An ecological mechanism that I'm not sure the Kippleys mention: prolactin induced complete and total lack of mojo. Short of human parthenogenesis, I don't foresee any more babies until weaning. :(

As a side note, I am so grateful for the wonderful LC that helped us through our problems. When/if #2 becomes a reality I hope things are a bit easier in that department.

Gauntlets said...

:D

I love that movie.

Rebekah said...

Katy, I wish you'd been around to tell me that. I wouldn't have been so tired and he wouldn't have died :D (of course, my husband was also insisting the whole time that I was insane for pestering the poor child constantly).

Aw, Kelly! :( It's amazing what a difference sleep makes, isn't it? I'm glad your LCs were helpful though.
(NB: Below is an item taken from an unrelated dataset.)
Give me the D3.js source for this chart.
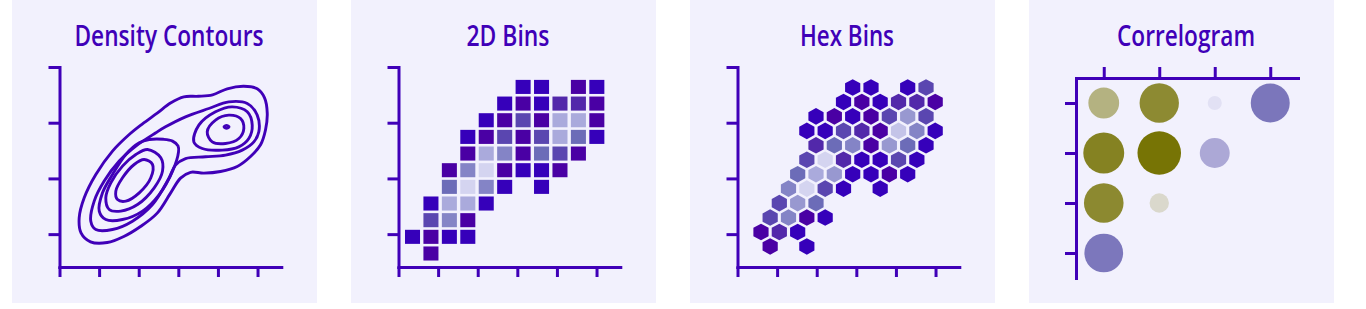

I should also consider the possibility that every single one I dealt with was unusually worthless.

Gauntlets, I knew you'd get it. :D

Erich Heidenreich, DDS said...

Pregnant while nursing? How about the chances of getting pregnant while pregnant!

Can you say "superfetation"?

Gauntlets said...

Ack! Erich, that's just not funny.

OK, maybe it is a little bit funny. :D

Mossback Meadow said...

Goodness - so negative.
I just have to put in a good word for the Kippleys and LLL here.
Maybe I'm just old.

Rebekah said...

Sorry, Mossback. I had some bad run-ins with adherents of both that left me pretty jaded. :P I'm glad they were helpful for you and others.

Anonymous said...

Here is a different perspective - No guarantee that BF is a form of birth control..... just a natural spacer..... no time frame on the spacing. That is God's plan.
I chose breastfeeding because - that is what God designed them for and He made the perfect food for baby. I didn't choose breastfeeding for what I get out of it, ie. weight loss or birth control but because it is the perfect plan from God for mom and baby. Compare it to church - I worship to thank and praise the Lord for what He has done for me- I do not worship for what I can get out of it. What I receive is an added benefit. God gave older women to encourage and help - even in times of breastfeeding - we experienced nursing moms are always glad to offer help and suggestions- the rewards far out weigh the myths.